Probably move the pigs this weekend, so I can be home to observe and make sure they don’t immediately make a fool out of me and walk right through it. Would have done it last weekend, but between 8 chickens, a jackfruit, dealing with a new litter of rabbits (and that’s a whole other post!), and bottling mead, making that fence is about all I had time for.

The jackfruit was, quite amusingly, heavier than my daughter. Also a bit overripe so quite an ordeal to process it! But dehydrated jackfruit is soooooo awesome!

A couple hours of someone else’s hard work

Pictures do not do this justice. A smartphone camera just doesn’t capture the depth and scale here.

Fellow homesteader Matthew was here yesterday for just a couple of hours. That is one heavy duty brush hog he has. This first picture is from roughly where the wedding will be, facing west towards the road. What you can’t see is the path he cut behind the tall cedars just out of the frame that will be our perimeter fence.

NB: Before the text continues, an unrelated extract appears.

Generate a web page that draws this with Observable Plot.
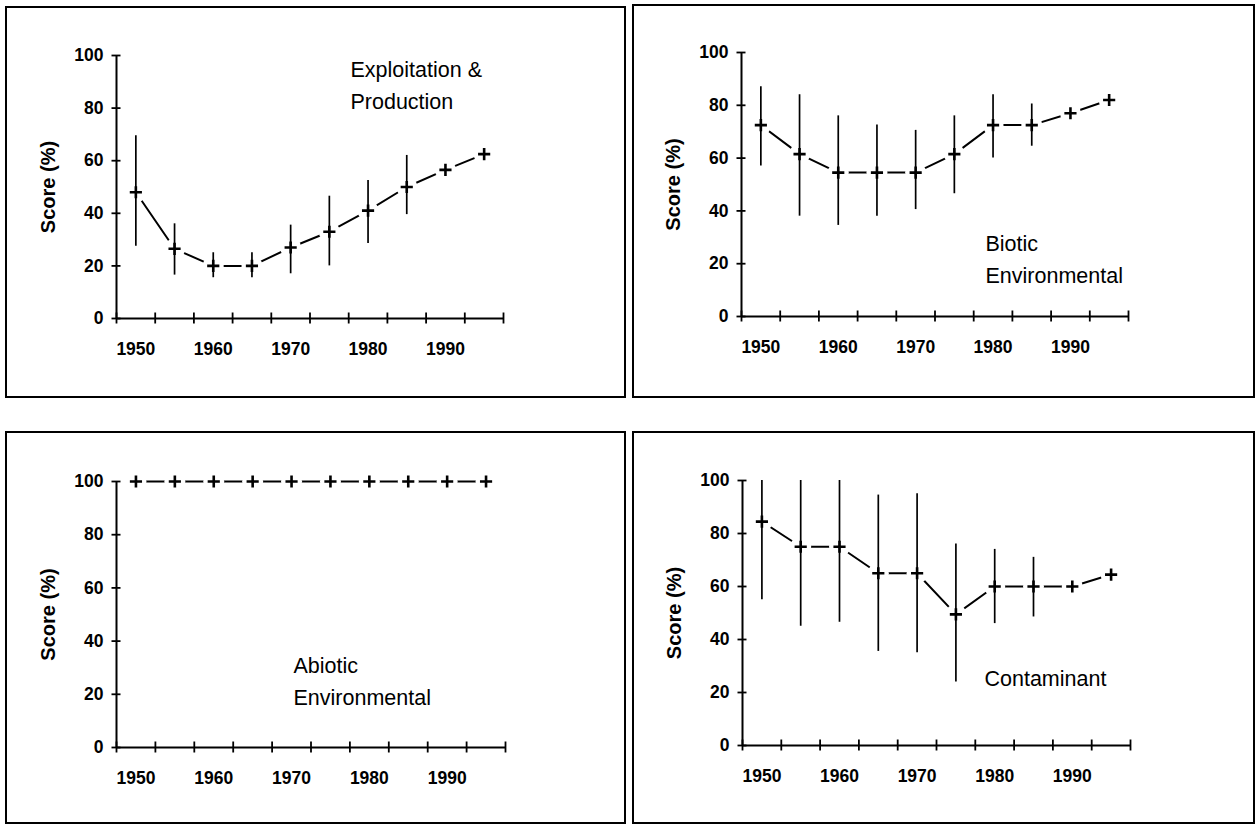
<!DOCTYPE html>
<html>
<head>
<meta charset="utf-8">
<script src="https://cdn.jsdelivr.net/npm/d3@7"></script>
<script src="https://cdn.jsdelivr.net/npm/@observablehq/plot@0.6"></script>
<style>
  html, body { margin: 0; padding: 0; background: #fff; }
  #page { position: relative; width: 1256px; height: 825px; overflow: hidden; font-family: "Liberation Sans", Arial, sans-serif; }
  .box { position: absolute; border: 2px solid #000; box-sizing: border-box; background: #fff; }
  .box svg { position: absolute; left: 0; top: 0; }
</style>
</head>
<body>
<div id="page"></div>
<script>
// ---- Data ----
const years = [1950, 1955, 1960, 1965, 1970, 1975, 1980, 1985, 1990, 1995];
const xDomain = [1947.5, 1997.5];
const xTickBounds = [1947.5, 1952.5, 1957.5, 1962.5, 1967.5, 1972.5, 1977.5, 1982.5, 1987.5, 1992.5, 1997.5];
const xTickLabels = [1950, 1960, 1970, 1980, 1990];
const yTicks = [0, 20, 40, 60, 80, 100];
const yLabel = "Score (%)";

const exploitTitle = "Exploitation &\nProduction";
const exploit   = [48, 26.5, 20, 20, 27, 33, 41, 50, 56.5, 62.5];
const exploitLo = [27.5, 16.5, 15.5, 15.5, 17, 20, 28.5, 39.5, null, null];
const exploitHi = [69.5, 36, 25, 25, 35.5, 46.5, 52.5, 62, null, null];

const bioticTitle = "Biotic\nEnvironmental";
const biotic   = [72.5, 61.5, 54.5, 54.5, 54.5, 61.5, 72.5, 72.5, 77, 82];
const bioticLo = [57, 38, 34.5, 38, 40.5, 46.5, 60, 64.5, null, null];
const bioticHi = [87, 84, 76, 72.5, 70.5, 76, 84, 80.5, null, null];

const abioticTitle = "Abiotic\nEnvironmental";
const abiotic   = [100, 100, 100, 100, 100, 100, 100, 100, 100, 100];
const abioticLo = [null, null, null, null, null, null, null, null, null, null];
const abioticHi = [null, null, null, null, null, null, null, null, null, null];

const contamTitle = "Contaminant";
const contam   = [84.5, 75, 75, 65, 65, 49.5, 60, 60, 60, 64.5];
const contamLo = [55, 45, 46.5, 35.5, 35, 24, 46, 48.5, null, null];
const contamHi = [100, 100, 100, 94.5, 95, 76, 74, 71, null, null];

// ---- Layout (positions only) ----
const panels = [
  {values: exploit, lo: exploitLo, hi: exploitHi, title: exploitTitle,
   box: {left: 5, top: 6, width: 621, height: 392},
   m: {left: 109, top: 47, right: 121, bottom: 78}, tdx: 234, tdy: 27.5},
  {values: biotic, lo: bioticLo, hi: bioticHi, title: bioticTitle,
   box: {left: 632, top: 4, width: 623, height: 394},
   m: {left: 107, top: 46, right: 125, bottom: 80}, tdx: 244, tdy: 204},
  {values: abiotic, lo: abioticLo, hi: abioticHi, title: abioticTitle,
   box: {left: 5, top: 431, width: 621, height: 393},
   m: {left: 109, top: 48, right: 119, bottom: 75}, tdx: 177, tdy: 197},
  {values: contam, lo: contamLo, hi: contamHi, title: contamTitle,
   box: {left: 632, top: 431, width: 623, height: 393},
   m: {left: 108, top: 47, right: 123, bottom: 77}, tdx: 242, tdy: 195}
];

const page = document.getElementById("page");

for (const p of panels) {
  const rows = years.map((year, i) => ({year, v: p.values[i], lo: p.lo[i], hi: p.hi[i]}));
  const bars = rows.filter(d => d.lo != null && d.hi != null);

  const innerW = p.box.width - 4, innerH = p.box.height - 4;
  const chart = Plot.plot({
    width: innerW,
    height: innerH,
    marginLeft: p.m.left, marginRight: p.m.right, marginTop: p.m.top, marginBottom: p.m.bottom,
    style: {fontFamily: "'Liberation Sans', Arial, sans-serif", fontSize: "17px", fontWeight: "bold", color: "#000", background: "transparent", overflow: "visible"},
    x: {type: "linear", domain: xDomain},
    y: {domain: [0, 100]},
    marks: [
      // axis lines
      Plot.ruleY([0], {stroke: "#000", strokeWidth: 2}),
      Plot.ruleX([xDomain[0]], {stroke: "#000", strokeWidth: 2}),
      // tick marks crossing axes
      Plot.axisX(xTickBounds, {tickSize: 11, dy: -5.5, tickFormat: () => "", label: null, strokeWidth: 1.8}),
      Plot.axisY(yTicks, {tickSize: 9, dx: 4.5, tickFormat: () => "", label: null, strokeWidth: 1.8}),
      // tick labels
      Plot.axisX(xTickLabels, {tickSize: 0, tickPadding: 24, tickFormat: d => String(d), label: null, fontWeight: "bold", fontSize: 17.5}),
      Plot.axisY(yTicks, {tickSize: 0, tickPadding: 13, label: null, fontWeight: "bold", fontSize: 17.5}),
      // connecting line
      Plot.line(rows, {x: "year", y: "v", stroke: "#000", strokeWidth: 2}),
      // white halo around markers (gaps in the line)
      Plot.dot(rows, {x: "year", y: "v", r: 10.5, fill: "#fff", stroke: null}),
      // error bars
      Plot.ruleX(bars, {x: "year", y1: "lo", y2: "hi", stroke: "#000", strokeWidth: 1.7}),
      // markers
      Plot.dot(rows, {x: "year", y: "v", symbol: "plus", r: 4, stroke: "#000", strokeWidth: 2.6}),
      // y label
      Plot.text([yLabel], {text: d => d, frameAnchor: "left", dx: -68, rotate: -90, textAnchor: "middle", lineAnchor: "middle", fontWeight: "bold", fontSize: 20, fill: "#000"}),
      // panel title
      Plot.text([p.title], {text: d => d, frameAnchor: "top-left", dx: p.tdx, dy: p.tdy, textAnchor: "start", lineAnchor: "middle", lineHeight: 1.5, fontWeight: "normal", fontSize: 21.5, fill: "#000"})
    ]
  });

  const box = document.createElement("div");
  box.className = "box";
  box.style.left = p.box.left + "px";
  box.style.top = p.box.top + "px";
  box.style.width = p.box.width + "px";
  box.style.height = p.box.height + "px";
  box.appendChild(chart);
  page.appendChild(box);
}
</script>
</body>
</html>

Turning around to face east, the path to the area we always envisioned as pasture but will also be great overflow parking for the wedding has been cleared and widened.

At the north end of that plot, looking south, you can see that we will be able to fit quite a few cars for that occasion, and a few grazers the rest of the time.

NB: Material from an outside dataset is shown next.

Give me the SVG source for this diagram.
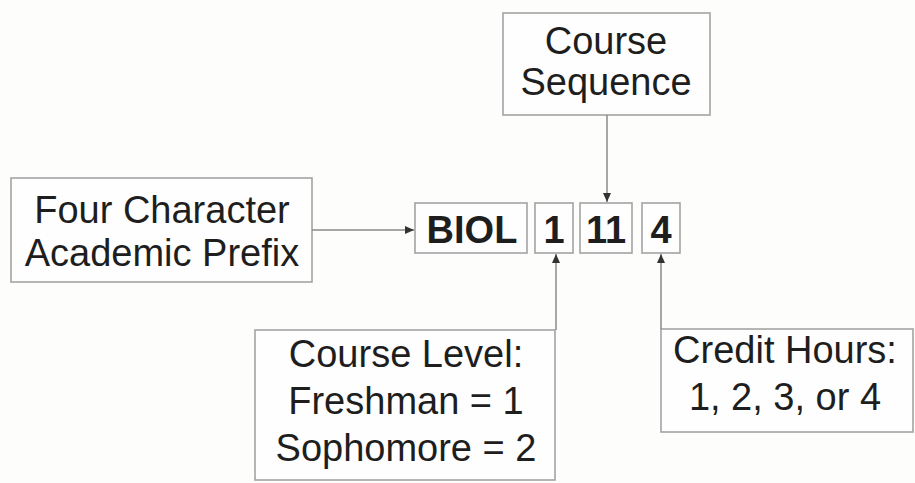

What is really cool about the way the cleared land is laid out is that it actually gives us access to more huckleberry bushes than before, despite having removed so many of them. We have more than quadrupled our useable space. And once it’s fenced in, the dog will enjoy the extra space to roam!

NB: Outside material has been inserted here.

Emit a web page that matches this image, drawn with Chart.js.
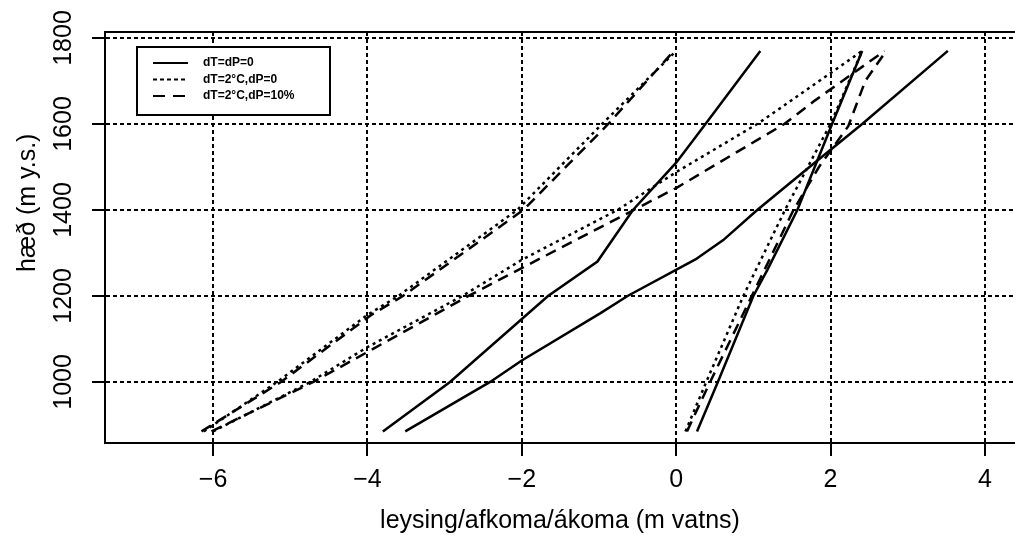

I caught a good sale a couple weeks ago and I’ve got all the wooden posts for the perimeter, and enough T posts and fencing to enclose a plot for the pigs that will include some open grassy area plus lots of shrubbery and trees for shade. We will also be planting a few fruit trees, which the pigs will enjoy in the fall.

I’ll have more pictures as this progresses and I get it planted and prepped, and the fence installed, but for now this was a very pleasant afternoon!

Rebellious Poultry and other goings on

Some birds just like to watch the world burn. Or the humans hunt for eggs. For the last several days we’ve seen Diane come strolling back towards the yard, not even having known she was out of it. And always the same direction. I figured that meant she had started laying eggs off in the brush somewhere.

Today I retraced her path and found her nest. It was too far from the house and not well hidden enough to allow her to go broody there so I decided to move the eggs into the coop.

There were more than I expected! Seems she’s been at it for almost two weeks. Guess she didn’t approve of the nest box I’d made just for her. Too bad. That’s where they are now. Might have to show her the eggs a few more times for her to remember.

The goose has started laying, too. Very sporadically. One every couple days. Still trying to get her to use a nesting area I prepared. Really, almost anywhere would be better than where I found this one.

But I think she gets it. Just took her a few days.

One of our experienced chicken mamas has been AWOL for a few weeks. I expect she will be showing up with babies soon. Saw her briefly for a meal last week so I’m pretty sure that’s what she’s up to.

Spring is on the way and flowers are starting to bloom, which is always welcome! Sometimes it’s some little purple wild flower, sometimes it’s the daffodils you didn’t know the previous owner planted.

The rabbits have produced a new litter.

The pigs are coming along nicely. They figured out the automatic waterer so now their bowl can be used for things like cottage cheese.

And, just as importantly, if not as adorable, the garden has been started! With the last frost date not yet here, only peas and radishes have been planted so far. Carrots starting in the next few days. I really need to get peppers and tomatoes started indoors soon. This year, the chickens and turkeys are pretty much free ranging so the garden beds are on total lockdown. Welded wire fence surrounding, with bird netting over the top.

One thing is for sure. Springtime is busy time. And I love every second of it. Though I wish that baby would hurry up and get her teeth in. We would really like some more sleep!